CEDAR RAPIDS, Iowa – Police Chief Greg Graham knows the city is more of a target from drivers who are speeding or running red lights. Especially with a new set of cameras installed over I-380, this time covering the northbound lanes near the 29th Street exit.

“These things have gotten people’s attention and inflamed some passion,” Graham said in an interview Thursday from his office. “I get that. Don’t speed. Don’t run red lights.”

Recent data, obtained through the Freedom of Information Act, shows just how many people may have a financial stake in this. The data revealed the city issued more than 12,000 citations through July 31, with 87 percent for speeding.

Graham insists the cameras are having the appropriate effect. Keeping more officers in neighborhoods and not working on crash reports. “Our crashes, city wide, are down 8 percent this year,” Graham said. “That’s between 250 and 300 crashes. When you figure a crash takes an officer about an hour to work, that’s 250 to 300 manhours we don’t have to work.”

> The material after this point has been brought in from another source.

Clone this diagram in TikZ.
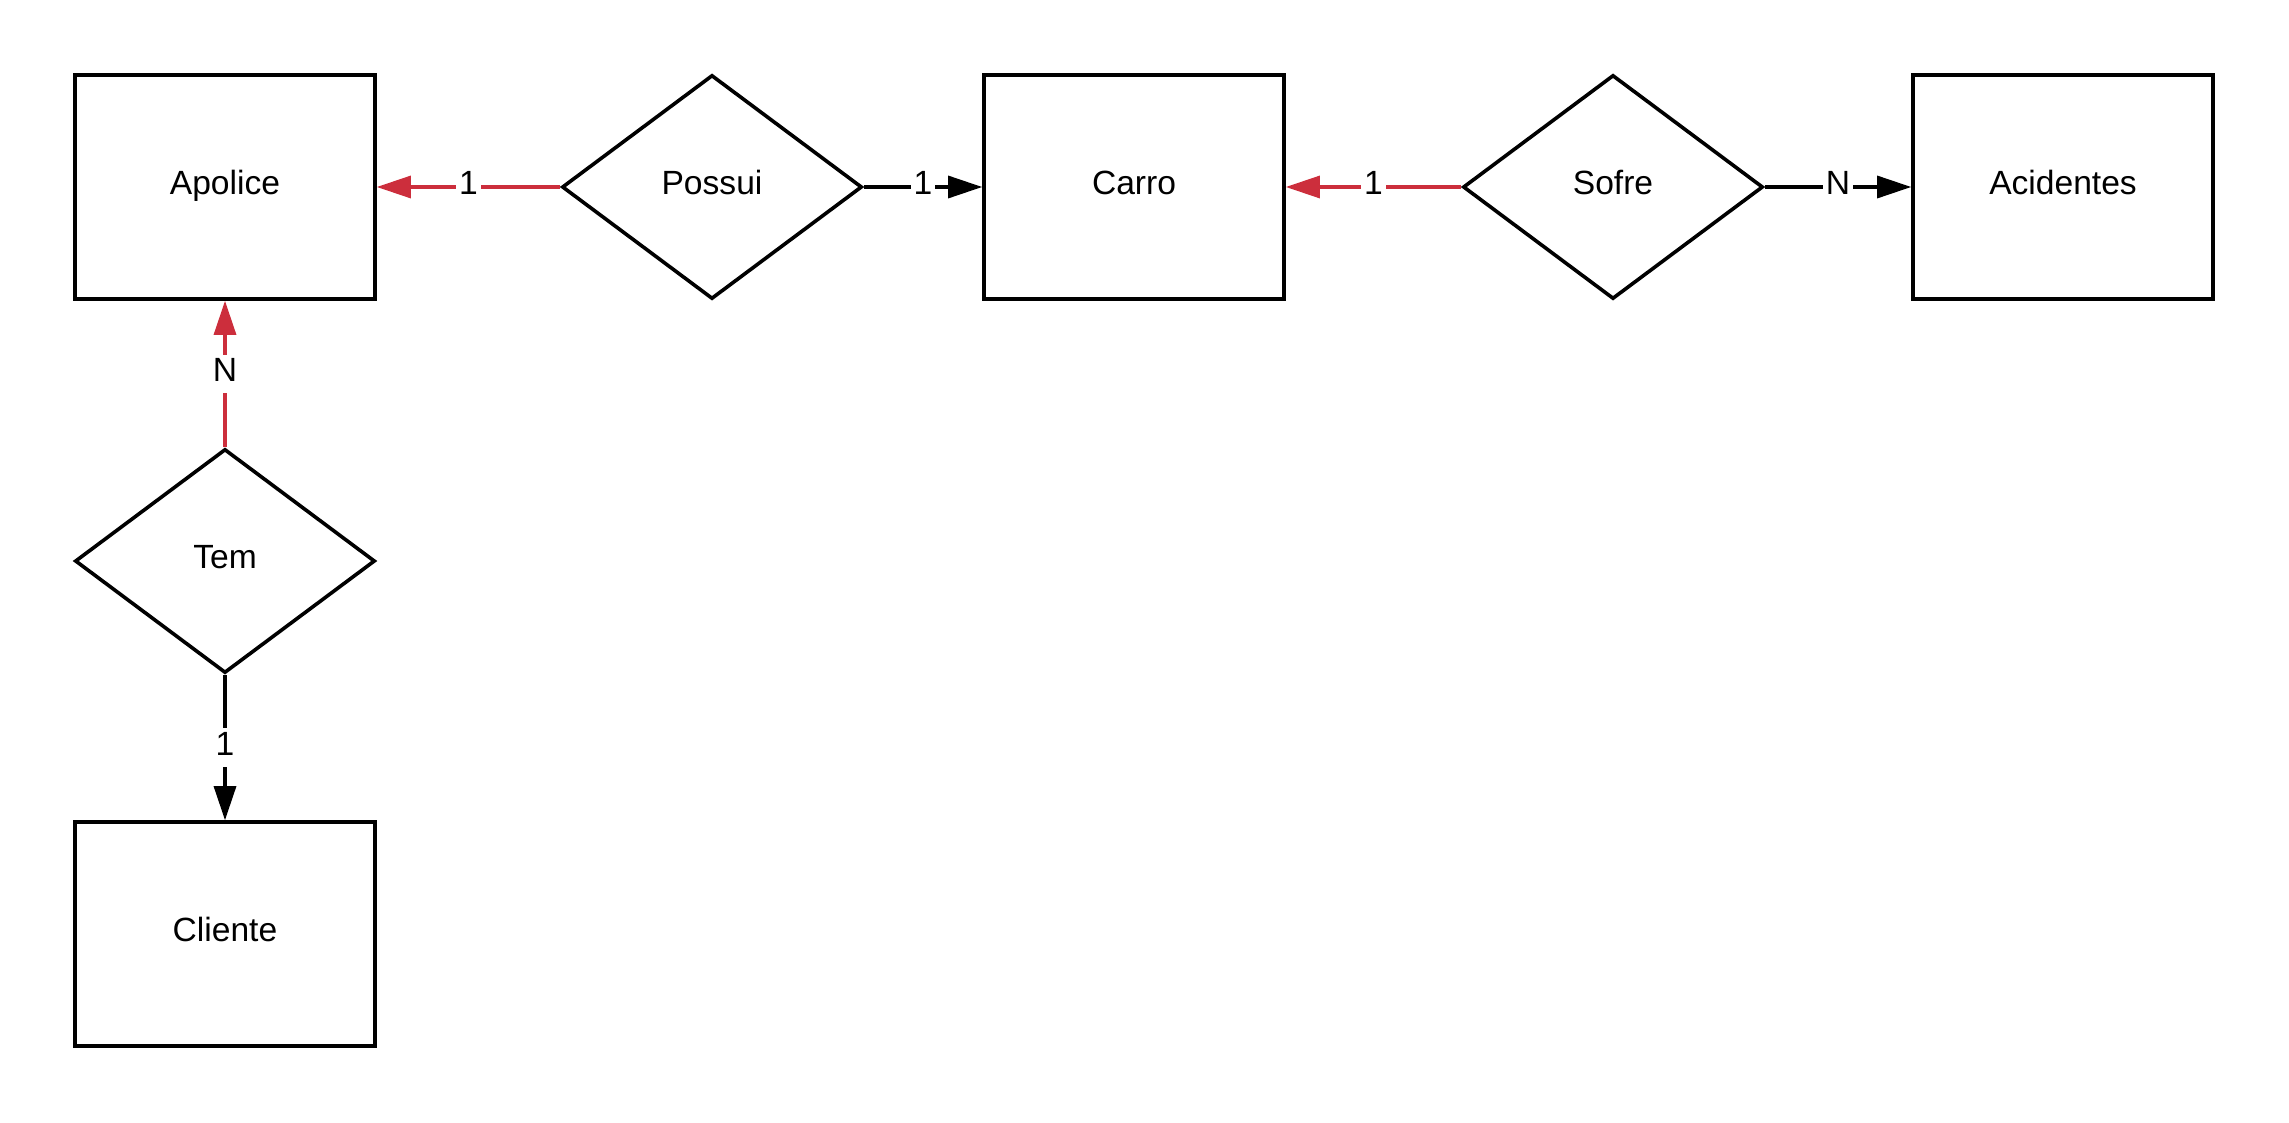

He also said violent crime and property crime rates are lower. Graham would not directly link the cameras as the reason for this but said the police are not working as many crashes as they had before.

Graham said the police department’s website announces where the traffic cameras are placed and even where the “mobile speed camera”, a red Jeep that tracks speed, will be located in a given week. A check of the website lists the mobile vehicle’s locations through August 29.

Is the presence of traffic cameras on I-380 having an effect outside of city limits? Graham said he has heard from neighboring law enforcement units that their speeding violations are down.

“The overall speed of the vehicles coming through the metro area has slowed some since the installation of the cameras,” said Hiawatha police chief Dennis Marks. Marks said his concern, for northbound traffic on I-380, is that drivers don’t just speed up once they get away from the cameras.

“Keeping the cars below 60 (miles per hour) is what we’re trying to do,” said Marks.

Graham said the city’s initial contract with Gatso USA is for cameras in ten locations. “We may expand it, we may not,” said Graham. “Any expansion of the red light system would be the decision of the city council and not the police department.”

The newest installation can also lead to a speed zone, measuring the time a vehicle takes on I-380 from Diagonal Drive to 29th Street NE. Graham said the system has the capability to measure that but, for now, a speed zone will not be in place.